Now, the new update “Wings,” which just went into beta, will contain updates for cooperative play. Players will be able to see the status of their friends’ ships, and you can share bounties and rewards from joint missions with your friends.
We can’t think of too many games like this on any system. If someone were new to Elite: Dangerous, what might you say are some games that share similarities with it?
Well, the real truth is, there’s nothing out there quite like Elite: Dangerous. You might take the expansiveness of something like The Elder Scrolls V: Skyrim – but obviously in a totally different setting – and combine that with some of the freedom you can get in the world of Grand Theft Auto, but in a truly, truly giant world.
So what’s going on in the world when we join the story of Elite: Dangerous?
Well, there are two major factions at work when you join up: There’s the Federation, which is what might occur if you were just to wind forward from present-day America and make that into a space empire. They’re a big superpower.
Then, there’s another group that set off a thousand years before the events of the game in a space-age wagon train, to go as far as they could from the Federation, because they didn’t like it. They then settled on a star system called Achernar, more than 100 light years away. Then they developed an empire themselves – based not on capitalism, but on patronage, which is the system that the Roman Empire was built on. These are very, very different from the values of the Federation. And this new society grew; over the centuries, the space they occupied increased until they rubbed up against the Federation.

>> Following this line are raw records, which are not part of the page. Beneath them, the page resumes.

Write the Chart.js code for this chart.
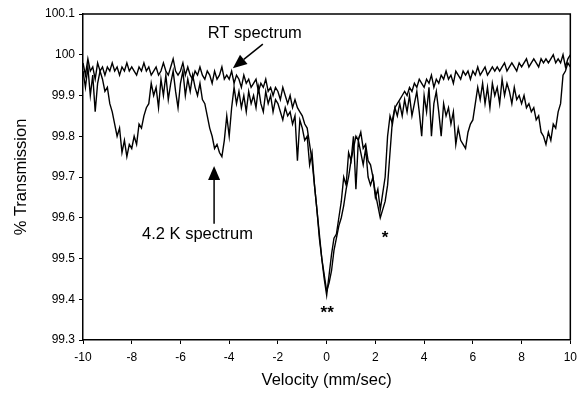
<!DOCTYPE html>
<html>
<head>
<meta charset="utf-8">
<script src="https://cdn.jsdelivr.net/npm/chart.js@4.4.1/dist/chart.umd.min.js"></script>
<style>
  html, body { margin: 0; padding: 0; background: #fff; }
  #wrap { width: 583px; height: 394px; }
</style>
</head>
<body>
<div id="wrap"><canvas id="chart" width="583" height="394"></canvas></div>
<script>
// Velocidad (mm/sec), un canal cada 0.1
const velocity = [
  -10, -9.9, -9.8, -9.7, -9.6, -9.5, -9.4, -9.3, -9.2, -9.1,
  -9, -8.9, -8.8, -8.7, -8.6, -8.5, -8.4, -8.3, -8.2, -8.1,
  -8, -7.9, -7.8, -7.7, -7.6, -7.5, -7.4, -7.3, -7.2, -7.1,
  -7, -6.9, -6.8, -6.7, -6.6, -6.5, -6.4, -6.3, -6.2, -6.1,
  -6, -5.9, -5.8, -5.7, -5.6, -5.5, -5.4, -5.3, -5.2, -5.1,
  -5, -4.9, -4.8, -4.7, -4.6, -4.5, -4.4, -4.3, -4.2, -4.1,
  -4, -3.9, -3.8, -3.7, -3.6, -3.5, -3.4, -3.3, -3.2, -3.1,
  -3, -2.9, -2.8, -2.7, -2.6, -2.5, -2.4, -2.3, -2.2, -2.1,
  -2, -1.9, -1.8, -1.7, -1.6, -1.5, -1.4, -1.3, -1.2, -1.1,
  -1, -0.9, -0.8, -0.7, -0.6, -0.5, -0.4, -0.3, -0.2, -0.1,
  0, 0.1, 0.2, 0.3, 0.4, 0.5, 0.6, 0.7, 0.8, 0.9,
  1, 1.1, 1.2, 1.3, 1.4, 1.5, 1.6, 1.7, 1.8, 1.9,
  2, 2.1, 2.2, 2.3, 2.4, 2.5, 2.6, 2.7, 2.8, 2.9,
  3, 3.1, 3.2, 3.3, 3.4, 3.5, 3.6, 3.7, 3.8, 3.9,
  4, 4.1, 4.2, 4.3, 4.4, 4.5, 4.6, 4.7, 4.8, 4.9,
  5, 5.1, 5.2, 5.3, 5.4, 5.5, 5.6, 5.7, 5.8, 5.9,
  6, 6.1, 6.2, 6.3, 6.4, 6.5, 6.6, 6.7, 6.8, 6.9,
  7, 7.1, 7.2, 7.3, 7.4, 7.5, 7.6, 7.7, 7.8, 7.9,
  8, 8.1, 8.2, 8.3, 8.4, 8.5, 8.6, 8.7, 8.8, 8.9,
  9, 9.1, 9.2, 9.3, 9.4, 9.5, 9.6, 9.7, 9.8, 9.9, 10
];

// Espectro a temperatura ambiente (% transmisión)
const rtSpectrum = [
  99.98, 99.95, 99.99, 99.96, 99.97, 99.94, 99.98, 99.96, 99.97, 99.95,
  99.97, 99.96, 99.98, 99.96, 99.97, 99.95, 99.97, 99.96, 99.98, 99.96,
  99.97, 99.96, 99.95, 99.97, 99.96, 99.98, 99.96, 99.97, 99.95, 99.96,
  99.97, 99.95, 99.96, 99.98, 99.96, 99.95, 99.97, 99.99, 99.96, 99.95,
  99.96, 99.98, 99.95, 99.97, 99.95, 99.94, 99.96, 99.95, 99.97, 99.95,
  99.94, 99.96, 99.95, 99.93, 99.96, 99.94, 99.95, 99.97, 99.94, 99.95,
  99.94, 99.96, 99.93, 99.95, 99.94, 99.92, 99.95, 99.93, 99.94, 99.92,
  99.93, 99.94, 99.91, 99.93, 99.92, 99.94, 99.91, 99.92, 99.90, 99.92,
  99.91, 99.89, 99.92, 99.90, 99.88, 99.90, 99.87, 99.89, 99.87, 99.86,
  99.85, 99.83, 99.82, 99.78, 99.74, 99.68, 99.62, 99.56, 99.50, 99.46,
  99.42, 99.44, 99.47, 99.52, 99.55, 99.58, 99.60, 99.63, 99.67, 99.70,
  99.74, 99.77, 99.80, 99.79, 99.81, 99.77, 99.78, 99.74, 99.73, 99.70,
  99.66, 99.63, 99.60, 99.62, 99.64, 99.68, 99.76, 99.84, 99.87, 99.88,
  99.89, 99.90, 99.91, 99.90, 99.92, 99.91, 99.93, 99.92, 99.94, 99.93,
  99.92, 99.94, 99.93, 99.95, 99.92, 99.94, 99.93, 99.95, 99.94, 99.96,
  99.94, 99.95, 99.93, 99.96, 99.95, 99.94, 99.96, 99.95, 99.96, 99.94,
  99.96, 99.95, 99.97, 99.95, 99.96, 99.97, 99.95, 99.96, 99.97, 99.96,
  99.97, 99.96, 99.97, 99.98, 99.96, 99.97, 99.98, 99.97, 99.96, 99.98,
  99.97, 99.98, 99.99, 99.97, 99.98, 99.99, 99.98, 99.97, 99.99, 99.98,
  99.99, 99.98, 99.99, 100.00, 99.98, 99.99, 99.98, 100.00, 99.97, 99.99, 100.00
];

// Espectro a 4.2 K (% transmisión)
const lowTSpectrum = [
  99.96, 99.92, 99.97, 99.90, 99.95, 99.86, 99.93, 99.96, 99.94, 99.91,
  99.92, 99.88, 99.86, 99.83, 99.80, 99.82, 99.76, 99.79, 99.75, 99.78,
  99.77, 99.80, 99.78, 99.83, 99.82, 99.85, 99.87, 99.88, 99.93, 99.90,
  99.92, 99.87, 99.94, 99.90, 99.95, 99.89, 99.93, 99.96, 99.91, 99.87,
  99.93, 99.96, 99.90, 99.94, 99.91, 99.95, 99.92, 99.90, 99.93, 99.89,
  99.88, 99.85, 99.82, 99.80, 99.77, 99.78, 99.76, 99.75, 99.79, 99.85,
  99.80, 99.87, 99.92, 99.88, 99.91, 99.87, 99.90, 99.86, 99.91, 99.88,
  99.90, 99.87, 99.92, 99.88, 99.86, 99.91, 99.88, 99.90, 99.86, 99.89,
  99.88, 99.86, 99.84, 99.87, 99.85, 99.86, 99.83, 99.85, 99.74, 99.84,
  99.82, 99.79, 99.80, 99.73, 99.76, 99.68, 99.62, 99.55, 99.50, 99.45,
  99.41, 99.46, 99.51, 99.55, 99.56, 99.60, 99.64, 99.70, 99.68, 99.76,
  99.74, 99.80, 99.67, 99.79, 99.76, 99.73, 99.77, 99.70, 99.68, 99.70,
  99.65, 99.67, 99.62, 99.66, 99.70, 99.80, 99.85, 99.83, 99.87, 99.85,
  99.88, 99.85, 99.89, 99.86, 99.90, 99.85, 99.88, 99.91, 99.86, 99.80,
  99.90, 99.86, 99.92, 99.80, 99.88, 99.91, 99.86, 99.80, 99.88, 99.85,
  99.87, 99.83, 99.86, 99.78, 99.82, 99.79, 99.78, 99.77, 99.81, 99.83,
  99.84, 99.88, 99.92, 99.89, 99.93, 99.88, 99.92, 99.87, 99.93, 99.90,
  99.92, 99.88, 99.94, 99.90, 99.93, 99.91, 99.88, 99.92, 99.89, 99.90,
  99.88, 99.90, 99.87, 99.88, 99.86, 99.87, 99.84, 99.85, 99.81, 99.80,
  99.78, 99.81, 99.79, 99.83, 99.82, 99.86, 99.88, 99.95, 99.96, 99.98, 99.97
];

// Etiquetas de texto sobre la gráfica (en unidades de datos)
const notes = [
  { text: 'RT spectrum', x: -2.95, y: 100.053 },
  { text: '4.2 K spectrum', x: -5.3, y: 99.56 },
  { text: '**', x: 0.02, y: 99.366 },
  { text: '*', x: 2.4, y: 99.55 }
];
const arrows = [
  { from: [-2.62, 100.026], to: [-3.85, 99.967] },
  { from: [-4.62, 99.585], to: [-4.62, 99.727] }
];

const toPoints = (xs, ys) => xs.map((x, i) => ({ x: x, y: ys[i] }));

const FONT = 'Liberation Sans, Arial, sans-serif';

// Marco superior y derecho + flechas y textos
const framePlugin = {
  id: 'frame',
  afterDraw(chart) {
    const { ctx, chartArea, scales } = chart;
    const xs = scales.x, ys = scales.y;
    ctx.save();
    ctx.strokeStyle = '#000';
    ctx.lineWidth = 1.5;
    ctx.beginPath();
    ctx.moveTo(chartArea.left, chartArea.top);
    ctx.lineTo(chartArea.right, chartArea.top);
    ctx.lineTo(chartArea.right, chartArea.bottom);
    ctx.stroke();

    ctx.fillStyle = '#000';
    ctx.textAlign = 'center';
    ctx.textBaseline = 'middle';
    notes.forEach(n => {
      ctx.font = (n.text.startsWith('*') ? 'bold 17px ' : '16.5px ') + FONT;
      ctx.fillText(n.text, xs.getPixelForValue(n.x), ys.getPixelForValue(n.y));
    });

    arrows.forEach(a => {
      const x1 = xs.getPixelForValue(a.from[0]), y1 = ys.getPixelForValue(a.from[1]);
      const x2 = xs.getPixelForValue(a.to[0]), y2 = ys.getPixelForValue(a.to[1]);
      const ang = Math.atan2(y2 - y1, x2 - x1);
      const head = 14, half = 6;
      const bx = x2 - head * Math.cos(ang), by = y2 - head * Math.sin(ang);
      ctx.lineWidth = 1.5;
      ctx.beginPath();
      ctx.moveTo(x1, y1);
      ctx.lineTo(bx, by);
      ctx.stroke();
      ctx.beginPath();
      ctx.moveTo(x2, y2);
      ctx.lineTo(bx + half * Math.sin(ang), by - half * Math.cos(ang));
      ctx.lineTo(bx - half * Math.sin(ang), by + half * Math.cos(ang));
      ctx.closePath();
      ctx.fill();
    });
    ctx.restore();
  }
};

const ctx = document.getElementById('chart').getContext('2d');
new Chart(ctx, {
  type: 'line',
  data: {
    datasets: [
      {
        label: 'RT spectrum',
        data: toPoints(velocity, rtSpectrum),
        borderColor: '#000',
        borderWidth: 1.4,
        pointRadius: 0,
        tension: 0
      },
      {
        label: '4.2 K spectrum',
        data: toPoints(velocity, lowTSpectrum),
        borderColor: '#000',
        borderWidth: 1.4,
        pointRadius: 0,
        tension: 0
      }
    ]
  },
  options: {
    responsive: false,
    animation: false,
    layout: { padding: { left: 0, right: 11, top: 14, bottom: 0 } },
    plugins: {
      legend: { display: false },
      tooltip: { enabled: false }
    },
    scales: {
      x: {
        type: 'linear',
        min: -10,
        max: 10,
        ticks: {
          stepSize: 2,
          color: '#000',
          padding: 6,
          font: { family: FONT, size: 12 }
        },
        grid: { drawOnChartArea: false, drawTicks: true, tickLength: 4, color: '#000' },
        border: { color: '#000', width: 1.5 },
        title: {
          display: true,
          text: 'Velocity (mm/sec)',
          color: '#000',
          font: { family: FONT, size: 16.5 },
          padding: { top: 0, bottom: 4 }
        },
        afterFit(scale) { scale.height = 54; }
      },
      y: {
        min: 99.3,
        max: 100.1,
        ticks: {
          stepSize: 0.1,
          color: '#000',
          padding: 4,
          font: { family: FONT, size: 12 },
          callback: v => String(Number(v.toFixed(1)))
        },
        grid: { drawOnChartArea: false, drawTicks: true, tickLength: 4, color: '#000' },
        border: { color: '#000', width: 1.5 },
        title: {
          display: true,
          text: '% Transmission',
          color: '#000',
          font: { family: FONT, size: 16.5 },
          padding: { top: 12, bottom: 0 }
        },
        afterFit(scale) { scale.width = 83; }
      }
    }
  },
  plugins: [framePlugin]
});
</script>
</body>
</html>
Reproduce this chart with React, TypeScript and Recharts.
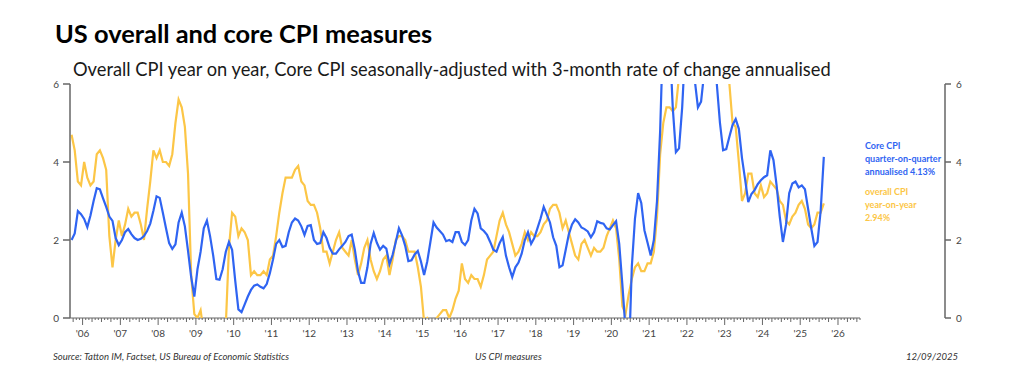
import React from "react";
import { LineChart, Line, XAxis, YAxis, ReferenceLine } from "recharts";

// monthly, first point Sep 2005, last point Aug 2025
const firstMonthIndex = -4; // months relative to Jan 2006

// Overall CPI, year on year %
const cpiYoY = [
  4.7, 4.3, 3.5, 3.4,
  4.0, 3.6, 3.4, 3.5, 4.2, 4.3, 4.1, 3.8, 2.1, 1.3, 2.0, 2.5,
  2.1, 2.4, 2.8, 2.6, 2.7, 2.7, 2.4, 2.0, 2.8, 3.5, 4.3, 4.1,
  4.3, 4.0, 4.0, 3.9, 4.2, 5.0, 5.6, 5.4, 4.9, 3.7, 1.1, 0.1,
  0.0, 0.2, -0.4, -0.7, -1.3, -1.4, -2.1, -1.5, -1.3, -0.2, 1.8, 2.7,
  2.6, 2.1, 2.3, 2.2, 2.0, 1.1, 1.2, 1.1, 1.1, 1.2, 1.1, 1.5,
  1.6, 2.1, 2.7, 3.2, 3.6, 3.6, 3.6, 3.8, 3.9, 3.5, 3.4, 3.0,
  2.9, 2.9, 2.7, 2.3, 1.7, 1.7, 1.4, 1.7, 2.0, 2.2, 1.8, 1.7,
  1.6, 2.0, 1.5, 1.1, 1.4, 1.8, 2.0, 1.5, 1.2, 1.0, 1.2, 1.5,
  1.6, 1.1, 1.5, 2.0, 2.1, 2.1, 2.0, 1.7, 1.7, 1.7, 1.3, 0.8,
  -0.1, 0.0, -0.1, -0.2, 0.0, 0.1, 0.2, 0.2, 0.0, 0.2, 0.5, 0.7,
  1.4, 1.0, 0.9, 1.1, 1.0, 1.0, 0.8, 1.1, 1.5, 1.6, 1.7, 2.1,
  2.5, 2.7, 2.4, 2.2, 1.9, 1.6, 1.7, 1.9, 2.2, 2.0, 2.2, 2.1,
  2.1, 2.2, 2.4, 2.5, 2.8, 2.9, 2.9, 2.7, 2.3, 2.5, 2.2, 1.9,
  1.6, 1.5, 1.9, 2.0, 1.8, 1.6, 1.8, 1.7, 1.7, 1.8, 2.1, 2.3,
  2.5, 2.3, 1.5, 0.3, 0.1, 0.6, 1.0, 1.3, 1.4, 1.2, 1.2, 1.4,
  1.4, 1.7, 2.6, 4.2, 5.0, 5.4, 5.4, 5.3, 5.4, 6.2, 6.8, 7.0,
  7.5, 7.9, 8.5, 8.3, 8.6, 9.1, 8.5, 8.3, 8.2, 7.7, 7.1, 6.5,
  6.4, 6.0, 5.0, 4.9, 4.0, 3.0, 3.2, 3.7, 3.7, 3.2, 3.1, 3.4,
  3.1, 3.2, 3.5, 3.4, 3.3, 3.0, 2.9, 2.5, 2.4, 2.6, 2.7, 2.9,
  3.0, 2.8, 2.4, 2.3, 2.4, 2.7, 2.7, 2.94,
];

// Core CPI, 3-month change annualised %
const coreQoQ = [
  2.0, 2.17, 2.74, 2.66,
  2.54, 2.33, 2.63, 3.0, 3.33, 3.3, 3.07, 2.85, 2.6, 2.49, 2.05, 1.87,
  2.0, 2.2, 2.28, 2.15, 2.05, 2.0, 2.03, 2.1, 2.23, 2.42, 2.75, 3.12,
  3.08, 2.7, 2.3, 1.92, 1.77, 1.89, 2.45, 2.7, 2.35, 1.72, 1.05, 0.55,
  1.25, 1.7, 2.3, 2.5, 2.1, 1.6, 1.0, 0.98, 1.25, 1.7, 1.95, 1.75,
  0.95, 0.22, 0.15, 0.35, 0.55, 0.72, 0.83, 0.86, 0.8, 0.76, 0.87, 1.15,
  1.5, 1.9, 2.0, 1.82, 1.85, 2.2, 2.45, 2.55, 2.5, 2.35, 2.13, 2.36,
  2.38, 2.0, 1.9, 1.92, 2.2, 2.05, 1.8, 1.65, 1.65, 1.76, 1.85, 1.95,
  2.1, 2.14, 1.75, 1.2, 0.9, 0.9, 1.3, 1.9, 2.18, 1.93, 1.75, 1.85,
  1.78, 1.38, 1.62, 1.95, 2.3, 2.12, 1.85, 1.46, 1.48, 1.63, 1.72, 1.45,
  1.1, 1.45, 1.95, 2.45, 2.32, 2.23, 2.14, 1.97, 2.0, 1.95, 2.2, 2.2,
  1.95, 1.87, 2.0, 2.5, 2.8, 2.68, 2.3, 2.23, 2.13, 1.95, 1.75, 1.7,
  1.92, 2.08, 1.6, 1.3, 1.05, 1.3, 1.42, 1.65, 2.0, 2.2, 1.9, 2.05,
  2.3, 2.55, 2.85, 2.65, 2.45, 2.07, 1.85, 1.3, 1.35, 1.75, 2.15, 2.4,
  2.53, 2.45, 2.32, 2.28, 2.22, 2.07, 2.2, 2.48, 2.44, 2.42, 2.3, 2.27,
  2.38, 2.48, 1.9, 0.85, -0.3, -1.2, 1.32, 2.55, 3.2, 2.95, 2.25, 1.93,
  1.6, 2.0, 3.0, 4.8, 7.5, 8.5, 7.2, 5.4, 4.25, 4.35, 5.4, 7.0,
  8.0, 7.5, 6.1, 5.4, 5.55, 6.3, 7.5, 7.5, 6.8, 6.0, 5.0, 4.3,
  4.33, 4.65, 4.95, 5.1, 4.85, 4.1, 3.55, 2.97, 3.18, 3.28, 3.43, 3.53,
  3.61, 3.66, 4.3, 4.05, 3.4, 2.6, 1.95, 2.4, 3.2, 3.45, 3.5, 3.35,
  3.4, 3.3, 2.8, 2.3, 1.85, 1.95, 2.75, 4.13,
];

const yearLabels = [
  "'06", "'07", "'08", "'09", "'10", "'11", "'12", "'13", "'14", "'15", "'16",
  "'17", "'18", "'19", "'20", "'21", "'22", "'23", "'24", "'25", "'26",
];
const yTicks = [0, 2, 4, 6];

const BLUE = "#2f64f2";
const YELLOW = "#fcc646";
const AXIS = "#666";
const FONT = "Lato, 'Open Sans', sans-serif";

// points sit mid-month
const data = cpiYoY.map((v, i) => ({
  t: firstMonthIndex + i + 0.5,
  cpi: v,
  core: coreQoQ[i],
}));

// month ticks from Oct 2005 to Aug 2026
const monthTicks = Array.from({ length: 251 }, (_, i) => i - 3);

const MonthTick = (props: any) => {
  const { x, y, payload } = props;
  const m = payload.value;
  const len = m % 12 === 0 ? 7 : m % 3 === 0 ? 4 : 2;
  const label = m % 12 === 0 ? yearLabels[m / 12] : null;
  return (
    <g>
      <line x1={x} x2={x} y1={y} y2={y + len} stroke={AXIS} strokeWidth={1} />
      {label && (
        <text x={x} y={y + 19} textAnchor="middle" fontSize={10} fill="#444" fontFamily={FONT}>
          {label}
        </text>
      )}
    </g>
  );
};

export default function App() {
  return (
    <div style={{ position: "absolute", left: 0, top: 0, width: 1024, height: 387, background: "#fff" }}>
      <LineChart
        width={1024}
        height={387}
        data={data}
        margin={{ top: 84, right: 29, bottom: 19, left: 20 }}
      >
        <XAxis
          dataKey="t"
          type="number"
          domain={[-4, 274]}
          allowDataOverflow
          ticks={monthTicks}
          interval={0}
          axisLine={false}
          tickLine={false}
          tickSize={0}
          tickMargin={0}
          height={50}
          tick={<MonthTick />}
        />
        <YAxis
          yAxisId="left"
          domain={[0, 6]}
          ticks={yTicks}
          allowDataOverflow
          width={50}
          stroke={AXIS}
          strokeWidth={1.5}
          tickSize={7}
          tickMargin={4}
          tick={{ fontSize: 10, fill: "#444", fontFamily: FONT }}
        />
        <YAxis
          yAxisId="right"
          orientation="right"
          domain={[0, 6]}
          ticks={yTicks}
          allowDataOverflow
          width={50}
          stroke={AXIS}
          strokeWidth={1.5}
          tickSize={6}
          tickMargin={5}
          tick={{ fontSize: 10, fill: "#444", fontFamily: FONT }}
        />
        <ReferenceLine
          yAxisId="left"
          segment={[{ x: -4, y: 0 }, { x: 247, y: 0 }]}
          stroke={AXIS}
          strokeWidth={1}
        />
        <Line
          yAxisId="left"
          type="linear"
          dataKey="cpi"
          stroke={YELLOW}
          strokeWidth={2.2}
          dot={false}
          isAnimationActive={false}
        />
        <Line
          yAxisId="left"
          type="linear"
          dataKey="core"
          stroke={BLUE}
          strokeWidth={2.2}
          dot={false}
          isAnimationActive={false}
        />
      </LineChart>
      <svg
        width={1024}
        height={387}
        style={{ position: "absolute", left: 0, top: 0, pointerEvents: "none" }}
        fontFamily={FONT}
      >
        <text x={55} y={43} fontSize={25.4} fontWeight={700} fill="#000">
          US overall and core CPI measures
        </text>
        <text x={73} y={76} fontSize={18.3} fill="#1a1a1a">
          Overall CPI year on year, Core CPI seasonally-adjusted with 3-month rate of change annualised
        </text>
        <g fontSize={9} fontWeight={700} fill={BLUE}>
          <text x={865} y={149}>Core CPI</text>
          <text x={865} y={162}>quarter-on-quarter</text>
          <text x={865} y={175}>annualised  4.13%</text>
        </g>
        <g fontSize={9} fontWeight={700} fill={YELLOW}>
          <text x={865} y={195}>overall CPI</text>
          <text x={865} y={208}>year-on-year</text>
          <text x={865} y={221}>2.94%</text>
        </g>
        <g fontSize={9.5} fontStyle="italic" fill="#333">
          <text x={53} y={360}>Source: Tatton IM, Factset, US Bureau of Economic Statistics</text>
          <text x={475} y={360}>US CPI measures</text>
          <text x={958} y={360} textAnchor="end">12/09/2025</text>
        </g>
      </svg>
    </div>
  );
}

So you have this state of cold war between these two superpowers, and cold wars are great from an individual player perspective. You don’t have to believe in the politics of either side; it just creates a lot of friction that an individual person can manipulate.
What’s the one thing you’d say to potential players to tell them “Hey, this, above all, is why you should try Elite: Dangerous”?
This is another step in gaming, in a completely new direction – and one that is completely its own. It’s a game I’m very proud of, and one that I think you’ll enjoy, and won’t find anywhere else.